Happy Hour Sue and I with Queer Eye's Carson Kressley.
Me and the Michelin Man ( he was getting blown- must be why he seems so happy.) There was a blower ( I think it was a machine, but I can't be 100% sure- inflating or fluffing him- take that however you like). There was a definite humming.
Jen and Paula Deen shooting the shit. I love this picture because I imagine they are exchanging the secret to the flakiest pie crust this side of the Mason- Dixon and I'm pegging Jen as a BIG BAKER- you know, in the down time when she's not Twittering or cleaning up her newborn baby boy's puke out of her mouth!
Everyone wants to know about the swag. I was a swag whore, but not in the bad way. I didn't knock anyone down in the process and only took what was offered to me. I still have bruises up and down my arms for having to carry 5 extra bags on the train full of swag- I was the swag bag lady.
The angel in endearing lesbian form behind me on the train with the eagle tattoo on her arm helped me board the train- bless you- I don't care what the conservatives say, there's a special place in heaven for you.
At last count, some of the highlights were 18 flash drives, 22 tote bags, and one girly toy that is currently tied with my chocolate as "the swag that has provided the most pleasure."
This blog is my document of my life. Any external components are how they affect me. I try not to bash.
My husband's anxiety is one such thing. My enabling throughout the years had worsened the situation and I made a decision to stop it- or try. Thus my trip to Chicago. It was hard for him- his security, his fear, the unknown. I reacted poorly to his poorly directed concern. Like a rebellious teenager screaming at her dad, yeah, I reacted poorly. But his way of showing his love came across less loving and more controlling. We agreed to disagree, kinda.
All the drama, I knew it would make or break us.
To complicate matters, while in Chicago, my husband indulged and read my blog in length and was not happy.
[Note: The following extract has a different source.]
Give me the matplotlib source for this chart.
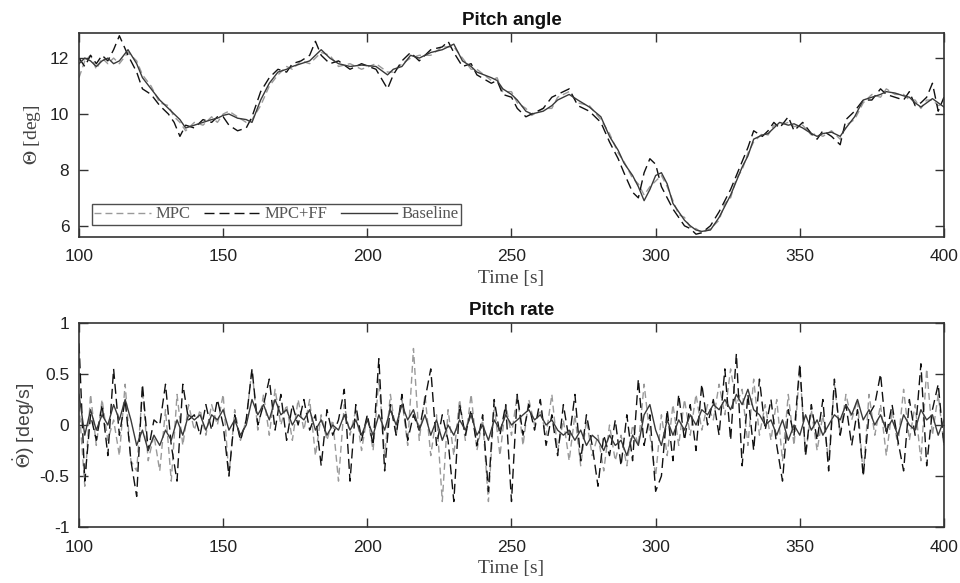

Though I have been conscious to not slander and be entirely vague where he is concerned, he felt hurt and violated. Anything I wrote was not a secret to him and was 100% true, but reading it in an open forum was a shock for him and I felt awful.
The truth has often been my curse.
Sunday night, I was a caffeine jolt away from deleting this blog. I began this journey as a healing process and an outlet. I never wanted to hurt anyone with its content. Never.
I ramble. Many things I say in a sarcastic tone. Unfortunately, my writing may not be as descriptive and translatable as it seems in my head.
As hard as it has been to confront these issues with him, I think, I hope, I pray that it has assisted us in a more open line of communication and directed us toward some healing and awareness.
Obviously, I have not deleted this blog and don't plan to. It's too important to me. I will make an asserted effort to not include him in a negative light as long as he keeps his part of the deal and doesn't give me such rich blog fodder and buys me
jewelry, flowers, chocolate, what? I'm easy.